Under federal rules, there are strict time limits on job-hunting and education and training programs. Ohio wanted to secure permission for TANF recipients to “engage in activities that make sense based on their individual circumstances.” State officials sought to max out the vocational training time limit from 12 months to 36 months, since many certification programs take longer than a year, and include other modifications, such as increasing the job-hunting timeline from six weeks to 12 weeks and giving parents more flexibility to meet job or training timelines if family emergencies interfere.
But in late August, the Trump administration denied Ohio’s still-pending request and quietly rescinded the Obama-era memo that could have provided the states with some flexibility in designing these requirements. The HHS move not only did away with yet another Obama-era rule, it undermined a core conservative tenet that encourages shifting decision-making powers for federal programs from Washington to the states.

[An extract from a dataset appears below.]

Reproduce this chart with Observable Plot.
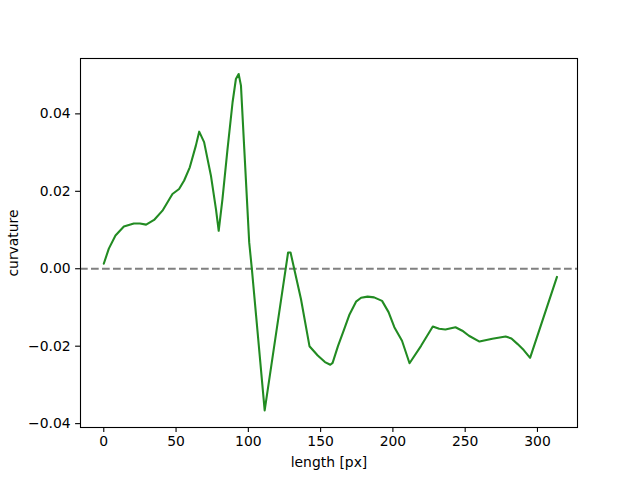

The GOP blasted the original HHS memo, complaining that President Obama intended to move toward “gutting” work requirements and giving welfare recipients “free checks.” In the ensuing uproar, Ohio was the only state that submitted a request to modify its TANF work requirements: Obama administration officials suggested that other states were “deterred in part by inaccurate claims about what the policy involves.” Indeed, the Republican attacks were baseless: Federal officials did not want to eliminate work requirements. They wanted states like Ohio to investigate better ways to help TANF recipients to find good jobs. Indeed, Republican Governor John Kasich wrote a New York Times op-ed noting that the federal government should “[work] with states to fix this broken system once and for all, so low-income Americans can get the help they need to move into meaningful employment.”
Meanwhile, Trump administration officials have replaced the Obama-era policy with “an expectation that work should always be encouraged as a condition for receiving welfare,” still echoing the disingenuous political spin that greeted the memo five years ago.

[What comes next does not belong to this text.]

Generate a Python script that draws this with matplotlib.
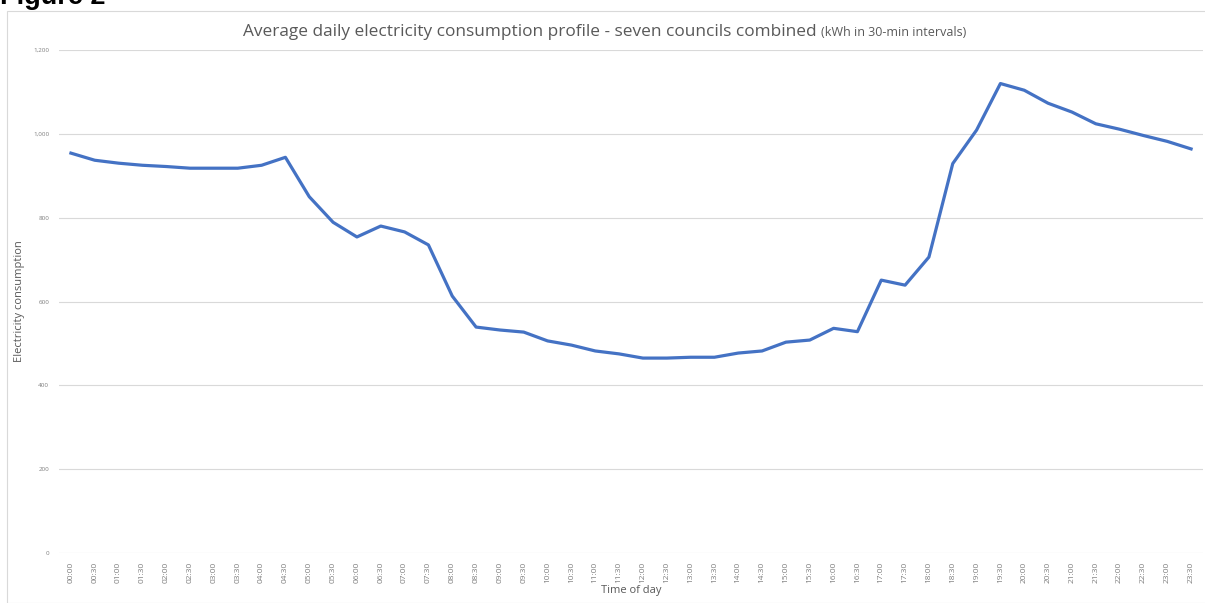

Ohio attempted to use its federal TANF dollars to bolster education and training programs, which are hallmarks of the more successful welfare programs. Hannah Halbert, a Policy Matters Ohio researcher, says that Ohio’s request was “an attempt to address some of the problems inherent in work requirements,” including the concern that requirements don’t consider the barriers to employment that many low-income people face.
Work requirements “don’t provide a whole lot in return in terms of people gaining skills and getting the kinds of employment that would allow them to reduce or eliminate the need [for TANF],” Halbert tells The American Prospect. In 2016, seven out of the ten most common jobs in Ohio had annual median wages that were less than 130 percent of the poverty line for a family of three, or $26,208 a year. Halbert points to voluntary, individualized education and training programs as avenues for people to build the skills and obtain the kinds of educational and vocational certifications that lead to higher-paying work. Yet, in 2015, only 7 percent of states’ TANF budgets were used to fund work, education, and training activities.

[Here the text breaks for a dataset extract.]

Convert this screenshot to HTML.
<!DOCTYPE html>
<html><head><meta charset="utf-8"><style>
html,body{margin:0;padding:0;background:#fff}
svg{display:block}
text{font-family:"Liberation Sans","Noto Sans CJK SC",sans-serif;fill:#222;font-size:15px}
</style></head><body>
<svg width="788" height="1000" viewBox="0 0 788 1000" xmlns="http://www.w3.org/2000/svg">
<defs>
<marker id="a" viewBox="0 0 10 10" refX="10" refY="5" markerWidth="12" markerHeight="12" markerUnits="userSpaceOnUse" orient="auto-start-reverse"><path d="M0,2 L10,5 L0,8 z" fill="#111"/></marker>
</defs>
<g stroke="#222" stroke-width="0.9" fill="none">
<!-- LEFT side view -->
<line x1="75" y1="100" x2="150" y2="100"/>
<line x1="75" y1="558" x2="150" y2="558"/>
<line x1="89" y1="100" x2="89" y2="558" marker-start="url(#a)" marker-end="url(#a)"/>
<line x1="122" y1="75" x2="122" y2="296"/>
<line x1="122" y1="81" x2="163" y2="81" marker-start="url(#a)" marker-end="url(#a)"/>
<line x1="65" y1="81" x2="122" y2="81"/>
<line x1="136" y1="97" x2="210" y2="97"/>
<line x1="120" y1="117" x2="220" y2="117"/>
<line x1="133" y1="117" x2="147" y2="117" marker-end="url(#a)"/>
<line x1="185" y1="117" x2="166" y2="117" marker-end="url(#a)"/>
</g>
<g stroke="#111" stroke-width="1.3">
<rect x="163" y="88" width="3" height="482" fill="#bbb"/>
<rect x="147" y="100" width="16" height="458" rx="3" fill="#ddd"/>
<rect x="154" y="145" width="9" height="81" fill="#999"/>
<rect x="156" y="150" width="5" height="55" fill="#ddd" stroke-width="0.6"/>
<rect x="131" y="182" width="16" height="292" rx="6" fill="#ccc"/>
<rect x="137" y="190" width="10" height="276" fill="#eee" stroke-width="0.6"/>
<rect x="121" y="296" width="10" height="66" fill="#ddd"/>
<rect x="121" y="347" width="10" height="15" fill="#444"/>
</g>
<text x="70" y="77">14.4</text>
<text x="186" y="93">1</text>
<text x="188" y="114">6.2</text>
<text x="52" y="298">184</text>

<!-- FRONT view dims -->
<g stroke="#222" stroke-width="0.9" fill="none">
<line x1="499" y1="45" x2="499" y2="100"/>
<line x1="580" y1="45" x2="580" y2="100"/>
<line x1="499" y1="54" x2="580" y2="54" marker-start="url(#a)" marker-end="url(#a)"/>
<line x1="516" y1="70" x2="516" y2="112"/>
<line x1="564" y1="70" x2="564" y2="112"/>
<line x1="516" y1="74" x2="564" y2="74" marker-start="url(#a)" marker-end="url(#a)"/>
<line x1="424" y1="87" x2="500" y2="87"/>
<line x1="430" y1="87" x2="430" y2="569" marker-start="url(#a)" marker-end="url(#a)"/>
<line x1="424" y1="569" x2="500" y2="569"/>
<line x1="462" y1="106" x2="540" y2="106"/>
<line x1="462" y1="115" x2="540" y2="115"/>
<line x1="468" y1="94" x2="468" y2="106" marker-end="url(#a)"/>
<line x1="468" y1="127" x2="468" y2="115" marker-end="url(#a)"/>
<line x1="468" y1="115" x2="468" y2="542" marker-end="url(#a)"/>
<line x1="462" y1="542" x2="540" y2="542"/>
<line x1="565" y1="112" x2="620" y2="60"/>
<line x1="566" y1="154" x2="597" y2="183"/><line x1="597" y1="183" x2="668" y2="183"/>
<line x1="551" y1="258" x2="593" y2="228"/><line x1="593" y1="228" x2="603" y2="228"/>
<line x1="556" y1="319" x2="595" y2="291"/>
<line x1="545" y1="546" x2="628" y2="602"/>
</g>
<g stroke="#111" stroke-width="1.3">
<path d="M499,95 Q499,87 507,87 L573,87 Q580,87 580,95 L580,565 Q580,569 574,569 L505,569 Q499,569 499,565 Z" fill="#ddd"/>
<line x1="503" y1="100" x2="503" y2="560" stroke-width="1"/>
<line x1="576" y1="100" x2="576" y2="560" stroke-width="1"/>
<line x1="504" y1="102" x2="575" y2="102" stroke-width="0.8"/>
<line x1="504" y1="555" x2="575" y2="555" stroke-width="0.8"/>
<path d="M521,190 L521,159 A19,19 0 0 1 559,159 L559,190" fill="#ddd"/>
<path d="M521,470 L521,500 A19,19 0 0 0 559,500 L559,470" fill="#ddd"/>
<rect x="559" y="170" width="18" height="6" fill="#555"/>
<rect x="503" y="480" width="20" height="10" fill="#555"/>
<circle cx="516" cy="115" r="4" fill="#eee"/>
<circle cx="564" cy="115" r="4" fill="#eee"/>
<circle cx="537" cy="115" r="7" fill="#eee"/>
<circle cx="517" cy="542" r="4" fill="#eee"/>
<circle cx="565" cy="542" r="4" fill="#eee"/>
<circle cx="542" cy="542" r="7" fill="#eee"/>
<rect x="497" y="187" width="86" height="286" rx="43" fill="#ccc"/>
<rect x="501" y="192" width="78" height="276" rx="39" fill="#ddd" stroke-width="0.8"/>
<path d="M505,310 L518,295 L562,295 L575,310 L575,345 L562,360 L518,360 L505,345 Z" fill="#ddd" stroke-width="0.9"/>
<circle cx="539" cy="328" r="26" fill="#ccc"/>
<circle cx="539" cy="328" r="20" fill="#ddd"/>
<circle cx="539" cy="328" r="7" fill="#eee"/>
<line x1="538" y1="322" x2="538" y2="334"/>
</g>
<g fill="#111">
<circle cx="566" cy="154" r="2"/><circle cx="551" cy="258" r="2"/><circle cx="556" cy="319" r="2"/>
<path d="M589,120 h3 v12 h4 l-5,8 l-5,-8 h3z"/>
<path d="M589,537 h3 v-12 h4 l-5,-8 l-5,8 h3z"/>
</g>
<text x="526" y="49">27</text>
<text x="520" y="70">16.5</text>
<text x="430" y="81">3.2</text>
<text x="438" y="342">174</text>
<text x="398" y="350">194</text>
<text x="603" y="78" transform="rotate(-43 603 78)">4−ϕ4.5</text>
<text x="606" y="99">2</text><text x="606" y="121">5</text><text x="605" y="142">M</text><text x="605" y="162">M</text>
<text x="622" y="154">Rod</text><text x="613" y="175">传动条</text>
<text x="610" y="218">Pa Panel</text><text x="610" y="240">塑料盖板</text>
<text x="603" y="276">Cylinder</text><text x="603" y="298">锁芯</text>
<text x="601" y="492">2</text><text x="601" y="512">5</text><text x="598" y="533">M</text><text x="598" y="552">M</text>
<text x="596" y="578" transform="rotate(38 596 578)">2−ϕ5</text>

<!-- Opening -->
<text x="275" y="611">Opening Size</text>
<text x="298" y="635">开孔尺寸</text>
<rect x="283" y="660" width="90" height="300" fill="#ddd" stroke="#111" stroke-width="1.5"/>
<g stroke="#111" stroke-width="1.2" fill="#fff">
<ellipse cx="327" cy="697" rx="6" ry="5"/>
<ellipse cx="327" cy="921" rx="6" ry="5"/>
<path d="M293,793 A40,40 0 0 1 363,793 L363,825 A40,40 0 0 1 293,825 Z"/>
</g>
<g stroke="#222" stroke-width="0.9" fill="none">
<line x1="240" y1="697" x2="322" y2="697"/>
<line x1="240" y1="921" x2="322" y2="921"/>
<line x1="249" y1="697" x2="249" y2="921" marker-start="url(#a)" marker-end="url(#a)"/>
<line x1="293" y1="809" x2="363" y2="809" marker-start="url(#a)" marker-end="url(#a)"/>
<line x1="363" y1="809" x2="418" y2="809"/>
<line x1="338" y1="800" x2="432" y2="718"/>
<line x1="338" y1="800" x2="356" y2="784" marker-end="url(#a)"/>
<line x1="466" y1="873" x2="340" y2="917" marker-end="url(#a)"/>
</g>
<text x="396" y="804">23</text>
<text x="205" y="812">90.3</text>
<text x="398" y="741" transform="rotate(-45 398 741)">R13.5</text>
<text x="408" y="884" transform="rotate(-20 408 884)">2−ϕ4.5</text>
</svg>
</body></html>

Instead of moving people into decent-paying employment, work requirements actually just reduce the number of people who receive TANF. Republicans and some Democrats point to statistics that show a decline in the numbers of families receiving assistance as proof that the law helped reduce poverty by pushing people into work.
But fewer families on TANF does not mean that fewer people need assistance: in 1995, the last year of Aid to Families with Dependent Children (TANF’s predecessor), 68 percent of families in poverty received cash assistance. AFDC was an entitlement program and provided income support to most families in poverty. TANF is a block grant program: that framework means that states can impose extremely strict eligibility requirements, and even choose to divert TANF funds away from basic assistance to low-income families. Today, only 23 percent of families in poverty receive TANF assistance. Since TANF’s passage, the number of families in extreme poverty (living on less than $2 per day) has more than doubled.
In Ohio, improving access to education and training programs could have helped low-income parents find stable work, which conservatives say is the best way out of poverty.
But it’s also likely the loosened requirements would have made it easier for more low-income Ohioans to access TANF—which may have factored into the denial of the request and the rescinding of the policy by Trump’s HHS officials.
Prioritizing any employment over the education and training that could lead to a better job results in participants taking the first, worst, lowest-paying positions available. In an environment without a minimum living wage and strong unions, specialized skills and training are often necessary for poor people to land the kinds of jobs that pay the bills and help propel families out of poverty.
Stringent work requirements appear to be one of the Trump administration’s favorite policy solutions for intractable problems like poverty. The rescinding of the Obama-era TANF policy may also signal that the Trump administration intends to approve state plans to implement work requirements in other programs like Medicaid. If so, Americans may see even more tears in an already-shredded social safety net.